A year ago, I wasn't running. Now I am. Relatively heel pain-free. And that is an amazing feat. No, I may not get across that finish line in Carlsbad in a time I have envisioned in my mind when I started, heck I may be crawling across the Carlsbad Marathon finish line, but I know now that at least I can finish.
I won't let Carlsbad define who I am as a marathoner. Rather, I'm going to use it as a starting point, a test pilot race in a sense, to the endless opportunities out there waiting for me. Boston a 4th time? Perhaps. A 50k? Definitely. Trail runs? Yes. Pikes Peak? Most likely. Whatever they are, they are all there waiting for me....
|Thanks, GZ, for the stolen quote|
- Celebrated Abbey's 21st birthday last week (whaaaaa).
|Celebrating with her first "legal" margarita. With brother, Brendan on the left, and her cousin on the right.|
Sorry for the crappy BlackBerry picture
I know this cake I made (from scratch even) is going to be the envy of all! Sorry to shame you, Char, but this is about as good as it gets in the Jill household. I'll take pre-orders for any holiday or special occasion cakes you may want.
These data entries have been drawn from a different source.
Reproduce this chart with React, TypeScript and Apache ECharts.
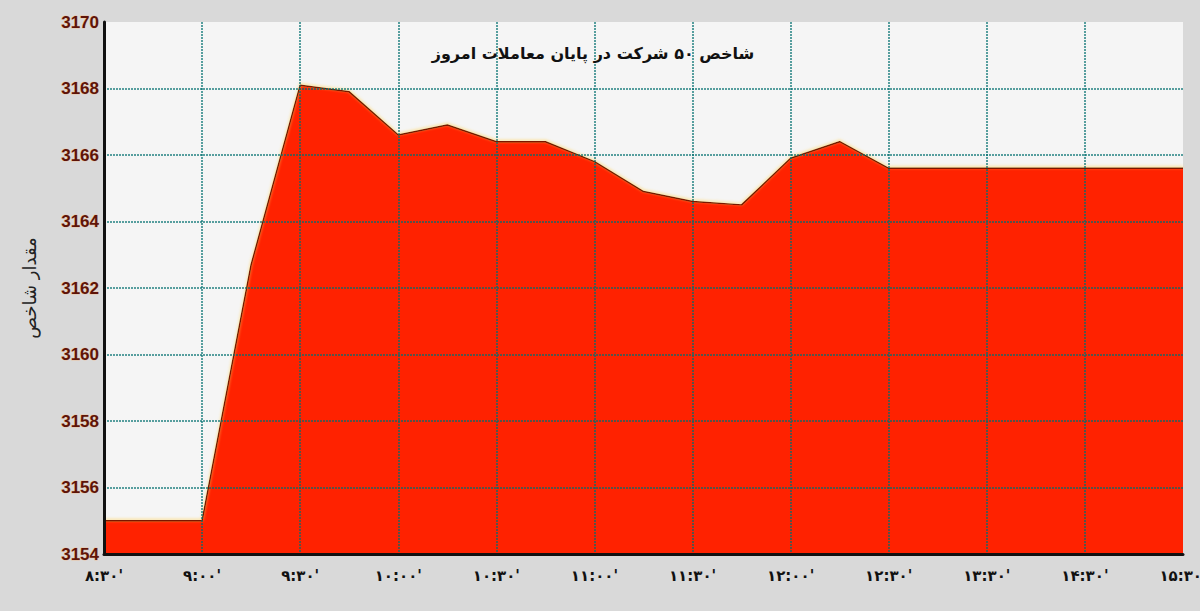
import React, { useEffect, useRef } from "react";
import * as echarts from "echarts";

// quarter-hour slots from 8:30, labels only on every second slot
const tickLabels = [
  "۸:۳۰'", "۹:۰۰'", "۹:۳۰'", "۱۰:۰۰'", "۱۰:۳۰'", "۱۱:۰۰'",
  "۱۱:۳۰'", "۱۲:۰۰'", "۱۲:۳۰'", "۱۳:۳۰'", "۱۴:۳۰'", "۱۵:۳۰'",
];
const indexValues = [
  3155.0, 3155.0, 3155.0, 3162.7, 3168.1, 3167.9, 3166.6, 3166.9,
  3166.4, 3166.4, 3165.8, 3164.9, 3164.6, 3164.5, 3165.9, 3166.4,
  3165.6, 3165.6, 3165.6, 3165.6, 3165.6, 3165.6, 3165.6,
];
const chartTitle = "شاخص ۵۰ شرکت در پایان معاملات امروز";
const yName = "مقدار شاخص";

const gridColor = "rgba(0, 110, 110, 0.65)";

const App = () => {
  const chartRef = useRef(null);

  useEffect(() => {
    const chartDom = chartRef.current;
    if (!chartDom) return;
    const myChart = echarts.init(chartDom, null, { renderer: "svg" });
    const option = {
      animation: false,
      backgroundColor: "#d9d9d9",
      title: {
        text: chartTitle,
        left: 588,
        top: 40,
        textAlign: "center",
        textStyle: {
          fontFamily: "DejaVu Sans",
          fontSize: 16,
          fontWeight: "bold",
          color: "#111",
        },
      },
      grid: {
        show: true,
        left: 104,
        right: 17,
        top: 22,
        bottom: 57,
        outerBoundsMode: "none",
        containLabel: false,
        backgroundColor: "#f5f5f5",
        borderWidth: 0,
      },
      xAxis: {
        type: "value",
        min: 0,
        max: (tickLabels.length - 1) * 2,
        interval: 2,
        z: 5,
        axisLine: { show: true, lineStyle: { color: "#111", width: 3 } },
        axisTick: { show: false },
        axisLabel: {
          margin: 14,
          fontFamily: "DejaVu Sans",
          fontSize: 15,
          fontWeight: "bold",
          color: "#111",
          formatter: (v: number) => tickLabels[v / 2] ?? "",
        },
        splitLine: {
          show: true,
          showMinLine: false,
          showMaxLine: false,
          lineStyle: { color: gridColor, width: 2, type: [2, 1] },
        },
      },
      yAxis: {
        type: "value",
        min: 3154,
        max: 3170,
        interval: 2,
        z: 5,
        name: yName,
        nameLocation: "middle",
        nameGap: 66,
        nameTextStyle: {
          fontFamily: "DejaVu Sans",
          fontSize: 18,
          color: "#222",
        },
        axisLine: { show: true, lineStyle: { color: "#111", width: 3 } },
        axisTick: { show: false },
        axisLabel: {
          margin: 5,
          fontFamily: "Liberation Sans",
          fontSize: 17,
          fontWeight: "bold",
          color: "#5e1408",
          textBorderColor: "rgba(255, 170, 100, 0.45)",
          textBorderWidth: 1,
          formatter: (v: number) => String(v),
        },
        splitLine: {
          show: true,
          showMinLine: false,
          showMaxLine: false,
          lineStyle: { color: gridColor, width: 2, type: [2, 1] },
        },
      },
      series: [
        {
          type: "line",
          data: indexValues.map((v, i) => [i, v]),
          symbol: "none",
          z: 2,
          lineStyle: {
            color: "#7a1500",
            width: 1.5,
            shadowColor: "rgba(255, 210, 90, 0.9)",
            shadowBlur: 3,
            shadowOffsetY: -1,
          },
          areaStyle: { color: "#ff2200", opacity: 1, origin: "start" },
        },
      ],
    };
    myChart.setOption(option);

    return () => {
      myChart.dispose();
    };
  }, []);

  return (
    <div
      ref={chartRef}
      style={{ position: "fixed", left: 0, top: 0, width: 1200, height: 611 }}
    ></div>
  );
};

export default App;
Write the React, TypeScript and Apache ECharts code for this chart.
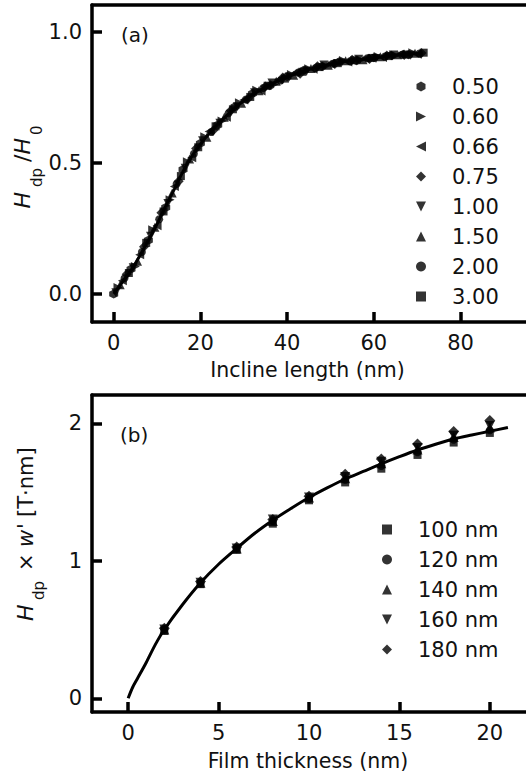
import React, { useEffect, useRef } from 'react';
import * as echarts from 'echarts';

const FONT = 'DejaVu Sans';

// ---------- Panel (a): normalized height vs incline length ----------
const LEGEND_A = ['0.50', '0.60', '0.66', '0.75', '1.00', '1.50', '2.00', '3.00'];

const X_050 = [0, 4, 8, 12, 16, 20, 24, 28, 32, 36, 40, 44, 48, 52, 56, 60, 64, 68];
const Y_050 = [0.0, 0.095, 0.205, 0.33, 0.475, 0.575, 0.645, 0.715, 0.765, 0.795, 0.83, 0.855, 0.868, 0.886, 0.89, 0.902, 0.911, 0.913];
const X_060 = [1, 5, 9, 13, 17, 21, 25, 29, 33, 37, 41, 45, 49, 53, 57, 61, 65, 69];
const Y_060 = [0.025, 0.105, 0.245, 0.36, 0.505, 0.6, 0.66, 0.73, 0.778, 0.8, 0.838, 0.86, 0.87, 0.891, 0.893, 0.906, 0.909, 0.921];
const X_066 = [2, 6, 10, 14, 18, 22, 26, 30, 34, 38, 42, 46, 50, 54, 58, 62, 66, 70];
const Y_066 = [0.05, 0.15, 0.26, 0.41, 0.52, 0.62, 0.675, 0.74, 0.775, 0.818, 0.845, 0.858, 0.88, 0.885, 0.899, 0.903, 0.916, 0.915];
const X_075 = [3, 7, 11, 15, 19, 23, 27, 31, 35, 39, 43, 47, 51, 55, 59, 63, 67, 71];
const Y_075 = [0.075, 0.18, 0.31, 0.43, 0.555, 0.625, 0.7, 0.745, 0.792, 0.826, 0.841, 0.869, 0.878, 0.894, 0.897, 0.91, 0.912, 0.92];
const X_100 = [0.5, 4.5, 8.5, 12.5, 16.5, 20.5, 24.5, 28.5, 32.5, 36.5, 40.5, 44.5, 48.5, 52.5, 56.5, 60.5, 64.5, 68.5];
const Y_100 = [0.005, 0.1, 0.22, 0.345, 0.48, 0.585, 0.652, 0.715, 0.768, 0.805, 0.828, 0.85, 0.874, 0.882, 0.896, 0.899, 0.912, 0.911];
const X_150 = [1.5, 5.5, 9.5, 13.5, 17.5, 21.5, 25.5, 29.5, 33.5, 37.5, 41.5, 45.5, 49.5, 53.5, 57.5, 61.5, 65.5, 69.5];
const Y_150 = [0.035, 0.125, 0.255, 0.385, 0.515, 0.598, 0.675, 0.728, 0.776, 0.812, 0.835, 0.861, 0.873, 0.89, 0.894, 0.905, 0.913, 0.919];
const X_200 = [2.5, 6.5, 10.5, 14.5, 18.5, 22.5, 26.5, 30.5, 34.5, 38.5, 42.5, 46.5, 50.5, 54.5, 58.5, 62.5, 66.5, 70.5];
const Y_200 = [0.06, 0.16, 0.285, 0.42, 0.535, 0.618, 0.69, 0.742, 0.786, 0.815, 0.845, 0.862, 0.879, 0.888, 0.9, 0.906, 0.913, 0.918];
const X_300 = [3.5, 7.5, 11.5, 15.5, 19.5, 23.5, 27.5, 31.5, 35.5, 39.5, 43.5, 47.5, 51.5, 55.5, 59.5, 63.5, 67.5, 71.5];
const Y_300 = [0.08, 0.195, 0.315, 0.45, 0.56, 0.64, 0.705, 0.752, 0.795, 0.822, 0.848, 0.866, 0.881, 0.892, 0.901, 0.908, 0.914, 0.921];

const FIT_A_X = [0, 2, 4, 6, 8, 10, 12, 14, 16, 18, 20, 22, 24, 26, 28, 30, 32, 34, 36, 38, 40, 42, 44, 46, 48, 50, 52, 54, 56, 58, 60, 62, 64, 66, 68, 70, 71];
const FIT_A_Y = [0, 0.045, 0.09, 0.145, 0.205, 0.267, 0.335, 0.4, 0.468, 0.525, 0.572, 0.612, 0.648, 0.68, 0.71, 0.737, 0.76, 0.78, 0.798, 0.814, 0.828, 0.84, 0.851, 0.861, 0.869, 0.877, 0.883, 0.889, 0.893, 0.897, 0.901, 0.905, 0.909, 0.913, 0.915, 0.917, 0.918];

const X_TICKS_A = [0, 20, 40, 60, 80];
const Y_TICKS_A = [0, 0.5, 1.0];

// ---------- Panel (b): H_dp x w' vs film thickness ----------
const LEGEND_B = ['100 nm', '120 nm', '140 nm', '160 nm', '180 nm'];
const X_B = [2, 4, 6, 8, 10, 12, 14, 16, 18, 20];
const Y_B100 = [0.49, 0.83, 1.08, 1.27, 1.44, 1.57, 1.67, 1.77, 1.86, 1.93];
const Y_B120 = [0.5, 0.84, 1.09, 1.29, 1.45, 1.59, 1.69, 1.79, 1.88, 1.95];
const Y_B140 = [0.5, 0.84, 1.09, 1.29, 1.46, 1.6, 1.71, 1.81, 1.9, 1.97];
const Y_B160 = [0.5, 0.84, 1.09, 1.3, 1.46, 1.61, 1.72, 1.82, 1.91, 1.98];
const Y_B180 = [0.51, 0.85, 1.1, 1.3, 1.47, 1.63, 1.74, 1.85, 1.94, 2.02];

const FIT_B_X = [0, 0.25, 0.5, 1, 1.5, 2, 3, 4, 5, 6, 7, 8, 9, 10, 11, 12, 13, 14, 15, 16, 17, 18, 19, 20, 21];
const FIT_B_Y = [0, 0.08, 0.14, 0.26, 0.39, 0.5, 0.68, 0.84, 0.975, 1.09, 1.2, 1.295, 1.38, 1.46, 1.53, 1.595, 1.65, 1.705, 1.757, 1.806, 1.848, 1.886, 1.915, 1.942, 1.97];

const X_TICKS_B = [0, 5, 10, 15, 20];
const Y_TICKS_B = [0, 1, 2];

// ---------- styles ----------
const HEX = 'path://M5,0L9.5,2.6L9.5,7.4L5,10L0.5,7.4L0.5,2.6Z';
const TRI_R = 'path://M0,0L10,5L0,10Z';
const TRI_L = 'path://M10,0L0,5L10,10Z';
const TRI_D = 'path://M0,0L10,0L5,10Z';
const TRI_U = 'path://M5,0L10,10L0,10Z';
const DIAM = 'path://M5,0L10,5L5,10L0,5Z';
const SQR = 'path://M0,0L10,0L10,10L0,10Z';
const SYMBOLS_A = [HEX, TRI_R, TRI_L, DIAM, TRI_D, TRI_U, 'circle', SQR];
const SIZES_A = [9, 9, 9, 10, 9, 9, 8, 8];
const SYMBOLS_B = [SQR, 'circle', TRI_U, TRI_D, DIAM];
const SIZES_B = [8, 8, 10, 10, 11];

const zip = (xs: number[], ys: number[]) => xs.map((x, i) => [x, ys[i]]);

export default function App() {
  const ref = useRef<HTMLDivElement>(null);

  useEffect(() => {
    if (!ref.current) return;
    const chart = echarts.init(ref.current, undefined, { renderer: 'svg' });

    const dataA = [
      zip(X_050, Y_050), zip(X_060, Y_060), zip(X_066, Y_066), zip(X_075, Y_075),
      zip(X_100, Y_100), zip(X_150, Y_150), zip(X_200, Y_200), zip(X_300, Y_300),
    ];
    const dataB = [Y_B100, Y_B120, Y_B140, Y_B160, Y_B180].map((ys) => zip(X_B, ys));

    const tickLabel = { fontSize: 21, color: '#111', fontFamily: FONT };
    const nameStyle = { fontSize: 20.5, color: '#111', fontFamily: FONT };
    const tick = (vals: number[]) => ({
      inside: true, length: 10, lineStyle: { width: 3.5, color: '#000' }, customValues: vals,
    });
    const frameLine = { show: true, onZero: false, lineStyle: { color: '#000', width: 3.5 } };

    const seriesA = LEGEND_A.map((name, i) => ({
      type: 'scatter', name, xAxisIndex: 0, yAxisIndex: 0,
      symbol: SYMBOLS_A[i], symbolSize: SIZES_A[i],
      itemStyle: { color: '#000' }, data: dataA[i],
    }));
    const seriesB = LEGEND_B.map((name, i) => ({
      type: 'scatter', name, xAxisIndex: 1, yAxisIndex: 1,
      symbol: SYMBOLS_B[i], symbolSize: SIZES_B[i],
      itemStyle: { color: '#000' }, data: dataB[i],
    }));

    const rotText = (text: string, x: number, y: number, size: number, italic = false) => ({
      type: 'text', x, y, rotation: Math.PI / 2, silent: true,
      style: {
        text, fontSize: size, fontFamily: FONT, fontStyle: italic ? 'italic' : 'normal',
        fill: '#111', align: 'left', verticalAlign: 'middle',
      },
    });

    const topAxis = (gridIndex: number, min: number, max: number) => ({
      gridIndex, type: 'value', position: 'top', min, max,
      axisLine: frameLine, axisTick: { show: false }, axisLabel: { show: false }, splitLine: { show: false },
    });

    const option: any = {
      animation: false,
      grid: [
        { left: 92, top: 5, width: 434, height: 317, show: false, outerBoundsMode: 'none', containLabel: false },
        { left: 92, top: 395, width: 434, height: 317, show: false, outerBoundsMode: 'none', containLabel: false },
      ],
      xAxis: [
        {
          gridIndex: 0, type: 'value', position: 'bottom', min: -5, max: 95.1,
          axisLine: frameLine, splitLine: { show: false }, axisTick: tick(X_TICKS_A),
          axisLabel: { ...tickLabel, margin: 10, customValues: X_TICKS_A },
          name: 'Incline length (nm)', nameLocation: 'middle', nameGap: 37,
          nameTextStyle: { ...nameStyle, padding: [0, 3, 0, 0] },
        },
        {
          gridIndex: 1, type: 'value', position: 'bottom', min: -2, max: 22,
          axisLine: frameLine, splitLine: { show: false }, axisTick: tick(X_TICKS_B),
          axisLabel: { ...tickLabel, margin: 10, customValues: X_TICKS_B },
          name: 'Film thickness (nm)', nameLocation: 'middle', nameGap: 38,
          nameTextStyle: { ...nameStyle, padding: [0, 2, 0, 0] },
        },
        topAxis(0, -5, 95.1),
        topAxis(1, -2, 22),
      ],
      yAxis: [
        {
          gridIndex: 0, type: 'value', position: 'left', min: -0.107, max: 1.103,
          axisLine: frameLine, splitLine: { show: false }, axisTick: tick(Y_TICKS_A),
          axisLabel: { ...tickLabel, margin: 10, customValues: Y_TICKS_A, formatter: (v: number) => v.toFixed(1) },
        },
        {
          gridIndex: 1, type: 'value', position: 'left', min: -0.1, max: 2.206,
          axisLine: frameLine, splitLine: { show: false }, axisTick: tick(Y_TICKS_B),
          axisLabel: { ...tickLabel, margin: 10, customValues: Y_TICKS_B, formatter: (v: number) => String(v) },
        },
      ],
      legend: [
        {
          data: LEGEND_A, orient: 'vertical', left: 416, top: 76, padding: 0,
          itemWidth: 10, itemHeight: 10, itemGap: 9, selectedMode: false,
          textStyle: { fontSize: 21, color: '#111', fontFamily: FONT, padding: [0, 0, 0, 21] },
        },
        {
          data: LEGEND_B, orient: 'vertical', left: 382, top: 519, padding: 0,
          itemWidth: 10, itemHeight: 10, itemGap: 9, selectedMode: false,
          textStyle: { fontSize: 21, color: '#111', fontFamily: FONT, padding: [0, 0, 0, 21] },
        },
      ],
      graphic: [
        { type: 'text', x: 121, y: 35, silent: true, style: { text: '(a)', fontSize: 20, fontFamily: FONT, fill: '#111', align: 'left', verticalAlign: 'middle' } },
        { type: 'text', x: 120, y: 435, silent: true, style: { text: '(b)', fontSize: 20, fontFamily: FONT, fill: '#111', align: 'left', verticalAlign: 'middle' } },
        // y name (a): H_dp /H_0
        rotText('H', 22.5, 208.5, 22, true),
        rotText('dp', 37, 187, 15),
        rotText('/', 22.5, 162, 22),
        rotText('H', 22.5, 154.5, 22, true),
        rotText('0', 37, 135, 15),
        // y name (b): H_dp × w' [T·nm]
        rotText('H', 25.5, 621, 22, true),
        rotText('dp', 39, 600, 15),
        rotText('×', 25.6, 571, 21),
        rotText('w', 25.6, 547, 21, true),
        rotText("'", 25.6, 529, 21),
        rotText('[T·nm]', 25.6, 517, 21),
      ],
      series: [
        {
          type: 'line', name: 'fitA', xAxisIndex: 0, yAxisIndex: 0, data: zip(FIT_A_X, FIT_A_Y),
          showSymbol: false, smooth: 0.3, lineStyle: { color: '#000', width: 3 },
        },
        ...seriesA,
        {
          type: 'line', name: 'fitB', xAxisIndex: 1, yAxisIndex: 1, data: zip(FIT_B_X, FIT_B_Y),
          showSymbol: false, smooth: 0.3, lineStyle: { color: '#000', width: 3 },
        },
        ...seriesB,
      ],
    };

    chart.setOption(option);
    return () => chart.dispose();
  }, []);

  return (
    <div
      ref={ref}
      style={{ position: 'fixed', left: 0, top: 0, width: 526, height: 780, background: '#fff' }}
    />
  );
}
|You can't tell from the picture but the middle has totally collapsed (why???) and yes, twin #2|
stole a piece from the side before Abbey even got home to see it. Unfortunately, I consumed
the vast majority of this thing. ugh!
- Brendan spent last weekend practicing, and auditioning for, a Denver-based professional marching band drum and bugle corp - The Blue Knights (click on the link if you want to hear a fantastic piece they did last year). He has one more 2-day camp in December and one more audition and then he'll find out if he made it. This is a HUGE ordeal for him, and would be an incredible honor. This corp represents the best of the best, all under the age of 21. He scored well in a couple areas but got really nervous on his solo and messed up. He has about a 50% chance of making it.....but the kid has such a huge heart and told me that is was okay if he didn't, just the experience and the opportunity to audition was invaluable and he's okay if he doesn't make it in for next year, there is always the year after. I guess this kid knows what plan B is, huh?
- Ryan's been slacking on his running now that cross country is over - as he should be, those kids worked their tails off during XC season (two of our state runners went to the Nike SW Regionals last week...the top runner for us ran a 15:15). Ryan and I are running a 5K Turkey Trot on Thursday, I will be very interested to see how he does after his time off. Me and 5Ks are absolutely the worst of friends...my exercise-induced asthma has me coughing up a storm the entire time and gagging on my lungs for hours after. Fingers crossed I don't die!
I hope everyone has a very blessed Thanksgiving and if you're out there running any turkey trots, run strong and super fast so you can consume that many more calories later in the day - yum! (according to Katie, we all need to run a 45 mile Turkey Trot to combat the average 4500 calories we'll inhale during our Thanksgiving meal. Anyone know of any local 45 mile Turkey Trots? I might even need a 90 miler...)
Run Strong, my friends! Happy Thanksgiving.